» **Exercise directions**:
Only the lines between the line holding "Give me the matplotlib source for this chart." and the line holding "ccn_gain = 43.6", both of those included, should be copied exactly; drop the pictures.

•••

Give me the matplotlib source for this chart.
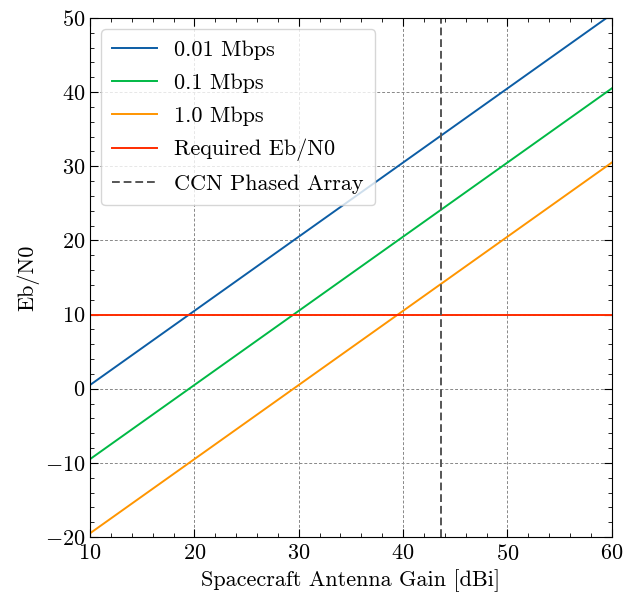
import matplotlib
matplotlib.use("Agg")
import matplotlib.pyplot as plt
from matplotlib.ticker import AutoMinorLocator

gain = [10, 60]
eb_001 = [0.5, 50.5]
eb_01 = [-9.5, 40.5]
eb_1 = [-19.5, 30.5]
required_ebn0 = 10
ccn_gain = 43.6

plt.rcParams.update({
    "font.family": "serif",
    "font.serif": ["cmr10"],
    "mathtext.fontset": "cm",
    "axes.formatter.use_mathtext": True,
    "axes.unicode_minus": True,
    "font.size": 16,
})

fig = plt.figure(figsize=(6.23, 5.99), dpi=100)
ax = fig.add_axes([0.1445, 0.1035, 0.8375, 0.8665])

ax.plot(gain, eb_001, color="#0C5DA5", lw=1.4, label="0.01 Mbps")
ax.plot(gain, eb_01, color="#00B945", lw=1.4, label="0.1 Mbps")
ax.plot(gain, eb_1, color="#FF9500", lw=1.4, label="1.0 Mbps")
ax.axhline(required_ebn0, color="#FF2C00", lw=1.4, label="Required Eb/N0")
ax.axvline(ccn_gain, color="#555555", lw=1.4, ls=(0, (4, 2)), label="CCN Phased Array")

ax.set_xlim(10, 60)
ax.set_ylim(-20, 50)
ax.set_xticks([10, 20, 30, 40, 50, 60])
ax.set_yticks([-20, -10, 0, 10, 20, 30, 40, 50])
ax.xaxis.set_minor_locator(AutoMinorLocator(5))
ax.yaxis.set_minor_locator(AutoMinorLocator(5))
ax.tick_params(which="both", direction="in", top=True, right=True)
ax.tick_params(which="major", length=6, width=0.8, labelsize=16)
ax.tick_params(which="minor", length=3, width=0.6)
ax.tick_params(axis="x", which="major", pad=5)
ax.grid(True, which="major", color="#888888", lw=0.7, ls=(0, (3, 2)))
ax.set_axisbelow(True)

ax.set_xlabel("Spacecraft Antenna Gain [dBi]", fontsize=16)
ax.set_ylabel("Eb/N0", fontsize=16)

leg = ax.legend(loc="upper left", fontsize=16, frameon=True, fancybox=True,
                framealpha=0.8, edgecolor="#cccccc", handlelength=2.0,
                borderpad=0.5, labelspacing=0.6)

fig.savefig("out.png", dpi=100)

•••

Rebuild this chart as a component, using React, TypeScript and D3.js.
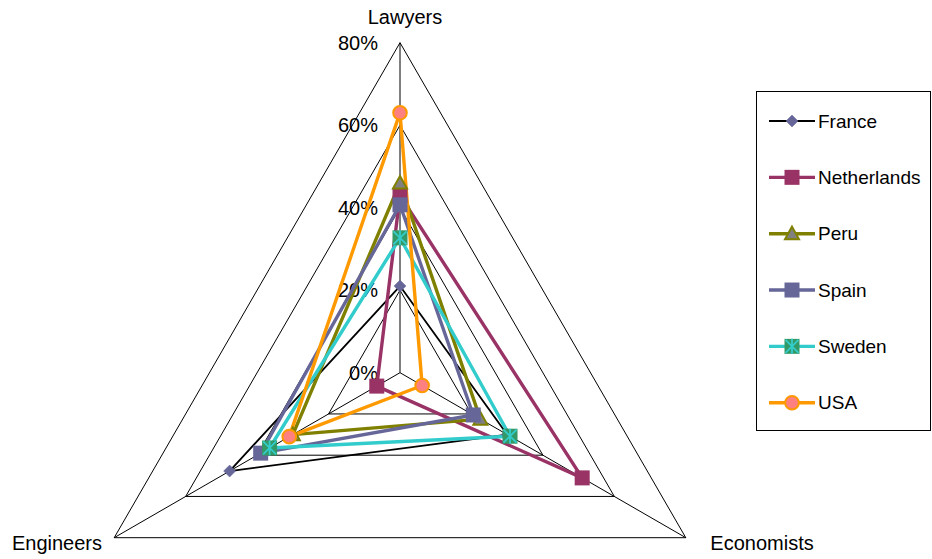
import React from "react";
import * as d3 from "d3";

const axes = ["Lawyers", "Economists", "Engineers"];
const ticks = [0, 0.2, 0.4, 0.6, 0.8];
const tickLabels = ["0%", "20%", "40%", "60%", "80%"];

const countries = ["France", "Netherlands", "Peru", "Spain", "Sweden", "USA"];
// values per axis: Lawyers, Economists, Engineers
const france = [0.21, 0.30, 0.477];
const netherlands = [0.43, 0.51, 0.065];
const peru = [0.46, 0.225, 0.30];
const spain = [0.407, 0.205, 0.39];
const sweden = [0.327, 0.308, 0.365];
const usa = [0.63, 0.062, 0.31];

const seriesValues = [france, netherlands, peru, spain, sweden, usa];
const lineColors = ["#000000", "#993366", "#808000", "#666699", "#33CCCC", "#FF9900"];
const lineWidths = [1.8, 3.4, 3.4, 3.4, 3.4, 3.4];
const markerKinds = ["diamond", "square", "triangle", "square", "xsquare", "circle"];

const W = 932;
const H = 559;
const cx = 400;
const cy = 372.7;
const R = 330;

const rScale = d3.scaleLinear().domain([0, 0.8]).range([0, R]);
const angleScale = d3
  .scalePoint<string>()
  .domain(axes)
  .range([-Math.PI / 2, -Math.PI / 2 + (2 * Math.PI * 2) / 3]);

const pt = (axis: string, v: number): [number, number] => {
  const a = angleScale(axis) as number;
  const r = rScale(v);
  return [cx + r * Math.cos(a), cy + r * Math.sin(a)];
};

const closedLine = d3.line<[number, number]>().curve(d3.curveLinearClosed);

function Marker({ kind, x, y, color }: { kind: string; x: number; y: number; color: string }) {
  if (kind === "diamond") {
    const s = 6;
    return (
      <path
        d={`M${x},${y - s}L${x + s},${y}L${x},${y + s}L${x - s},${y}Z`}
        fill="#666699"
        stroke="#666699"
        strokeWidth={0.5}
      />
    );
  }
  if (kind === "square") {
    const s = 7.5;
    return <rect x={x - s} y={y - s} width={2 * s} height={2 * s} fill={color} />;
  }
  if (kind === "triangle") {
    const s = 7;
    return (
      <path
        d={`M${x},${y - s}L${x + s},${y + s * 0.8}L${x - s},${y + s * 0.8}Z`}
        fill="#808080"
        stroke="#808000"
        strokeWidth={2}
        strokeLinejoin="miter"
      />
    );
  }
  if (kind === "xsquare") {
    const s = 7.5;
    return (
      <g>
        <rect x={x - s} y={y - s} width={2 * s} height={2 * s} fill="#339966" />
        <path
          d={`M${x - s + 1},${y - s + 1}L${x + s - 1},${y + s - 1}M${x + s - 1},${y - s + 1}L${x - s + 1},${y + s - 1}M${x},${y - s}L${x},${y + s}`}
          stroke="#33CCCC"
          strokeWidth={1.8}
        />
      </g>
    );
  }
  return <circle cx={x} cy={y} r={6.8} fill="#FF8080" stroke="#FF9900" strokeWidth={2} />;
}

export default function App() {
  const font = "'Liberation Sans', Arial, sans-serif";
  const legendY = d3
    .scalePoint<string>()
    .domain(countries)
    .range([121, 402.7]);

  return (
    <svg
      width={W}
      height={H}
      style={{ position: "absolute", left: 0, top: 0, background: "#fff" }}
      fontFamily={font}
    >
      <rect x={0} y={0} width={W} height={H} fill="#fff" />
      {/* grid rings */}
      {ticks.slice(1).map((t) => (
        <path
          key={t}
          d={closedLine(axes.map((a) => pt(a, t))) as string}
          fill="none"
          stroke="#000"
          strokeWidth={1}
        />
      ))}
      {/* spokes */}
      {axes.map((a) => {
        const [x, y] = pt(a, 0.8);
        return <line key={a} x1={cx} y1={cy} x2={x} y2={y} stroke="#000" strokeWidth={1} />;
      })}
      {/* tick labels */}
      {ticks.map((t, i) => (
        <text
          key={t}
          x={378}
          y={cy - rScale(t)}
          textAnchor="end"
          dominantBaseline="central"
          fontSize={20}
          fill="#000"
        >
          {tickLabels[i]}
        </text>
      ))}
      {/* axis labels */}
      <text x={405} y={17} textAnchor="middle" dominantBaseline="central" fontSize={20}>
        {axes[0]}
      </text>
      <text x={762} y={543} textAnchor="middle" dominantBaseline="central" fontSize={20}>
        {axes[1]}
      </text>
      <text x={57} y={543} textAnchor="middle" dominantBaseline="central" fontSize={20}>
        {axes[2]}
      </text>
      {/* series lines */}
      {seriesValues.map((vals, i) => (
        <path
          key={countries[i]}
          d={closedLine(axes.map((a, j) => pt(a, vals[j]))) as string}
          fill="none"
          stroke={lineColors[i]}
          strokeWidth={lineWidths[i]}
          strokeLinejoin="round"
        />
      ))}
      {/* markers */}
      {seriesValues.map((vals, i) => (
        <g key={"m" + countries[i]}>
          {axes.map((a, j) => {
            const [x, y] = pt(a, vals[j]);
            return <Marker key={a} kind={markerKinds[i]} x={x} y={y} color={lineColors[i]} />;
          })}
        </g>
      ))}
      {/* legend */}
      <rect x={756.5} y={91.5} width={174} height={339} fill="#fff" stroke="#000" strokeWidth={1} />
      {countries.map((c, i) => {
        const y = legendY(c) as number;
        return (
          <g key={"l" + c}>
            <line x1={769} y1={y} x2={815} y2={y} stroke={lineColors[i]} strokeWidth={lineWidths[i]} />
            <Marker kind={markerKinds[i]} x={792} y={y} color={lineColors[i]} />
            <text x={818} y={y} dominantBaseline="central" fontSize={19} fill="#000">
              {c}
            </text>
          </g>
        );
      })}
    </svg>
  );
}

•••

» **Solution to the exercise**:
Give me the matplotlib source for this chart.
import matplotlib
matplotlib.use("Agg")
import matplotlib.pyplot as plt
from matplotlib.ticker import AutoMinorLocator

gain = [10, 60]
eb_001 = [0.5, 50.5]
eb_01 = [-9.5, 40.5]
eb_1 = [-19.5, 30.5]
required_ebn0 = 10
ccn_gain = 43.6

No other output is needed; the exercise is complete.